Y así fue. Nada más pasar llegabas a unos bancos de madera colocados como peldaños. Apenas daba para veinte personas. Al frente, un pequeño escenario con una guillotina y un carrito-cesto del lado donde caía la cabeza. Muy poca iluminación, bombillas de 40 vatios o tal vez 20, pintadas de azul y rojo. En un momento dado sale de uno de los lados un señor vestido con un traje negro que brillaba como las estrellas reflejadas en el agua de un estanque y  explica lo que vamos a contemplar. Luego se retira y salen del otro lado un verdugo y un reo con aspecto patibulario para mayor coherencia, pantalones rotos, camiseta rota, pelo enmarañado y sucio… El verdugo lo tiende sobre una superficie de madera y le coloca la cabeza. Suena un tambor que hace tocar un niño de mi edad, lo cual me sobrecoge un poco más. Y… ¡zas! Cae la cuchilla y la cabeza al cesto. Luego el hombre se levanta haciendo aspavientos de felicidad con las manos, incluso corre por el escenario… mientras el verdugo hace otro tanto con el cesto que contiene la cabeza. Llega a cogerla y a mostrarla y cuando pasa ante mí me guiña un ojo e inmediatamente después el hombre dueño de la cabeza me arrebata la manzana dulce.

Salgo despavorido y no paro hasta mi casa. Mi madre me apacigua y me dice que todo es mentira pero no logro conciliar el sueño.
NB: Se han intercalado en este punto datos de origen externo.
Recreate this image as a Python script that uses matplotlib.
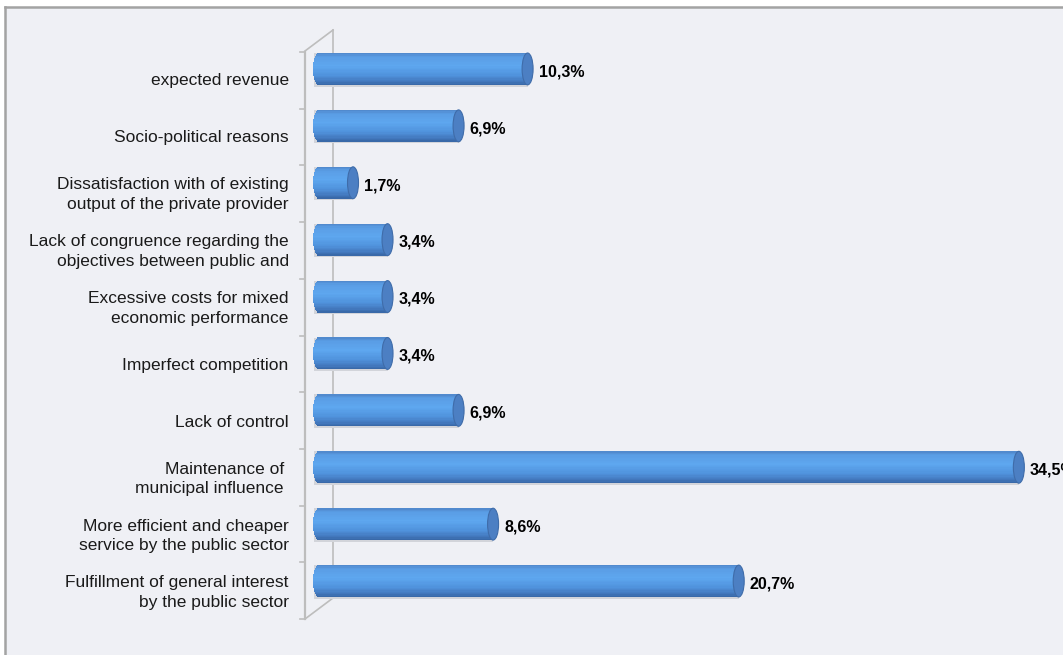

– A ver, ¿donde está la sangre, tonto?

Medio siglo después aún desconozco cómo demonios hicieron aquellos feriantes que se cortaban todos los días la cabeza para ir comiendo… como cada cual en aquella España blanquinegra en la que sin embargo palpitaban unos gramos de felicidad, la felicidad de la infancia que como toda infancia tenía los días y los sueños contados.